**EXERCISE:** Copy word for word the lines in the records below, starting at the line with "Output the Python" and ending at the line with "y_ticks = list(range(0, 551, 50))". Skip the pictures.

▽

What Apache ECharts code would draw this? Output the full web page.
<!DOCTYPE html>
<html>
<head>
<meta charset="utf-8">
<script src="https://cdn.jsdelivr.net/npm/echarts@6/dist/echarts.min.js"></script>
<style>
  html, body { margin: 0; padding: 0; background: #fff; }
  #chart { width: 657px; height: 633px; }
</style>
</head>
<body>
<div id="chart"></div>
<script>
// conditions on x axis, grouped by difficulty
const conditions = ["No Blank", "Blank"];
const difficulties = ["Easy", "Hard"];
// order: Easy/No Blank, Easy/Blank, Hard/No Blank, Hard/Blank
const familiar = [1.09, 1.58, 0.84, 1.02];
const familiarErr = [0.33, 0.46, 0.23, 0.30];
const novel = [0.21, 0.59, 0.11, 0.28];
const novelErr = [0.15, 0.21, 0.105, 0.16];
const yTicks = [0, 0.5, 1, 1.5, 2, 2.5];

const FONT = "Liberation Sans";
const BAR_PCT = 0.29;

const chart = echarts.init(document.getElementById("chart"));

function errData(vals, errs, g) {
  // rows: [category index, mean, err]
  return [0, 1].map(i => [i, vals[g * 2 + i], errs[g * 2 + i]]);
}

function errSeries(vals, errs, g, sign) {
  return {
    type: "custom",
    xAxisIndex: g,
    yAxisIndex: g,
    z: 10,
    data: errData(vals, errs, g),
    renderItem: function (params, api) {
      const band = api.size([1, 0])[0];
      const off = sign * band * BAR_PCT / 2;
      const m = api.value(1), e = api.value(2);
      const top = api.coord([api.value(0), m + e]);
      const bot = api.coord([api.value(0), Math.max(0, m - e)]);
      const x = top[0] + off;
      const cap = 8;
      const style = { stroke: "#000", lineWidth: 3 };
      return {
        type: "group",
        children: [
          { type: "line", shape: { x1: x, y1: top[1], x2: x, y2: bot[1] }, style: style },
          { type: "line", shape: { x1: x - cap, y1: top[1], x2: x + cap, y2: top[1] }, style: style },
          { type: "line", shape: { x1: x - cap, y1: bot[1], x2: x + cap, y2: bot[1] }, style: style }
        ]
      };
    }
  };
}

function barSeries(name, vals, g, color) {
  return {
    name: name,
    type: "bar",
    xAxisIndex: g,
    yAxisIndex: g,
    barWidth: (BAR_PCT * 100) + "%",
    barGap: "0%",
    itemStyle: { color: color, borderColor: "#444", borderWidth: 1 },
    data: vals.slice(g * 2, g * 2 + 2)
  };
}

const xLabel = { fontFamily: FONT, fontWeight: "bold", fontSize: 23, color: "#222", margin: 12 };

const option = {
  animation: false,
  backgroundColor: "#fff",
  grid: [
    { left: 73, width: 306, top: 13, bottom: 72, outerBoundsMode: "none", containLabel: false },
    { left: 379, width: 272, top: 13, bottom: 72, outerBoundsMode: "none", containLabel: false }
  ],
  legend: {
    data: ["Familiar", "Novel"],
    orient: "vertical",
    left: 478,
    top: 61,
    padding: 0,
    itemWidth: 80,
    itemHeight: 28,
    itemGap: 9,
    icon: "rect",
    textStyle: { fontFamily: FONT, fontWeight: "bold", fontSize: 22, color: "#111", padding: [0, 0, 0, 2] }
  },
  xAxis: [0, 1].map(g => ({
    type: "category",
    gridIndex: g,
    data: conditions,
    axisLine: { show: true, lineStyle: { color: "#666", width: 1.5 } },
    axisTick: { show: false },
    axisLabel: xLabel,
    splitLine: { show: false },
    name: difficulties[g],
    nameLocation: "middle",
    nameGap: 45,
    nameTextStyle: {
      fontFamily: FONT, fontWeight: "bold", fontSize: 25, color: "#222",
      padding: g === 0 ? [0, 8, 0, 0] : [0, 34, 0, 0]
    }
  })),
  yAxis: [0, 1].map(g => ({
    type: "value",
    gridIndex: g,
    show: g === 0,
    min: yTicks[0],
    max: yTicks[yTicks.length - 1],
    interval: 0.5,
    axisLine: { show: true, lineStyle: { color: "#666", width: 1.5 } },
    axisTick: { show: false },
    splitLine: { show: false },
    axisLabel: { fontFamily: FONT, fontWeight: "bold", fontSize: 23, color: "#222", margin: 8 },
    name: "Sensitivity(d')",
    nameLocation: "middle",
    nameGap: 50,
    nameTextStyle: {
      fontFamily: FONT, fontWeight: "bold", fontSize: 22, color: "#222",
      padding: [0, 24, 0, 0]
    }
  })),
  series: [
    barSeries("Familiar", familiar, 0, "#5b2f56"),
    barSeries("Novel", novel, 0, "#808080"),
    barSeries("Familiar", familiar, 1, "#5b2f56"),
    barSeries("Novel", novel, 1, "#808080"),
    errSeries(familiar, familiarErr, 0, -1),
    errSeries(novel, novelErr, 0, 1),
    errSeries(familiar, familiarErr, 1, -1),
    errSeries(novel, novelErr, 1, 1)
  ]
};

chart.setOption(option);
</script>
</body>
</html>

△
▽

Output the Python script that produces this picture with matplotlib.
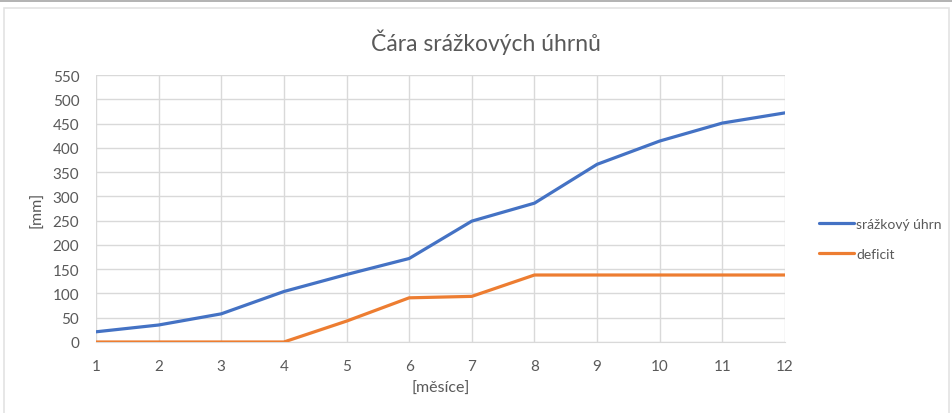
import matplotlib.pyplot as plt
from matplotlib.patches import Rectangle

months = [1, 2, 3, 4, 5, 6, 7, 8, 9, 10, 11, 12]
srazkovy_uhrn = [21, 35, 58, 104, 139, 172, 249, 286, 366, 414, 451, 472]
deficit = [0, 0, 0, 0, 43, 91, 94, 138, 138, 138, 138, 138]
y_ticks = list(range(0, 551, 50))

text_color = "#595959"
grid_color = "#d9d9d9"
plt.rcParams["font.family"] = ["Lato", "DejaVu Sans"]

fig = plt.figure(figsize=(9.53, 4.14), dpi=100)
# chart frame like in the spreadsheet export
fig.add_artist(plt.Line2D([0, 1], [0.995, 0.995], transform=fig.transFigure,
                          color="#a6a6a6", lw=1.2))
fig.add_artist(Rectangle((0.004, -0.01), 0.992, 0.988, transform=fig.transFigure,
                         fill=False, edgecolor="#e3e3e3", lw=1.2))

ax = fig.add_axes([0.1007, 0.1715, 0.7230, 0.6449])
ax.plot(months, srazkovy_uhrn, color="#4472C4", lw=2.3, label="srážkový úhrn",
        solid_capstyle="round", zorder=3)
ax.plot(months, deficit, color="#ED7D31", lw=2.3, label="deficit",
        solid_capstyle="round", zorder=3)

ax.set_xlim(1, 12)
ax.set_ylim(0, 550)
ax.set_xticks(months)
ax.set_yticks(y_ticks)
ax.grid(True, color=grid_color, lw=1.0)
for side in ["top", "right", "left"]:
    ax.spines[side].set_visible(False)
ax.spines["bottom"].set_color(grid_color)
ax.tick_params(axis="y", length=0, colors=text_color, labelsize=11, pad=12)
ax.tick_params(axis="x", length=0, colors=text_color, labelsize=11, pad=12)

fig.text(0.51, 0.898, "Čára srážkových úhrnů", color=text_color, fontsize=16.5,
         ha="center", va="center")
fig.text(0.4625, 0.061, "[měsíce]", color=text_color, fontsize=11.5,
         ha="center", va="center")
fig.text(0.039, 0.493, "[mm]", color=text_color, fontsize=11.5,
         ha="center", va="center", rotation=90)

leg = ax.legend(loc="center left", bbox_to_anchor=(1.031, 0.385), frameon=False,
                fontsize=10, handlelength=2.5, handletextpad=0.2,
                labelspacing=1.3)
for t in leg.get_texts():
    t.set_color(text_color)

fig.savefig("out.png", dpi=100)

△

**EXERCISE SOLUTION:**
Output the Python script that produces this picture with matplotlib.
import matplotlib.pyplot as plt
from matplotlib.patches import Rectangle

months = [1, 2, 3, 4, 5, 6, 7, 8, 9, 10, 11, 12]
srazkovy_uhrn = [21, 35, 58, 104, 139, 172, 249, 286, 366, 414, 451, 472]
deficit = [0, 0, 0, 0, 43, 91, 94, 138, 138, 138, 138, 138]
y_ticks = list(range(0, 551, 50))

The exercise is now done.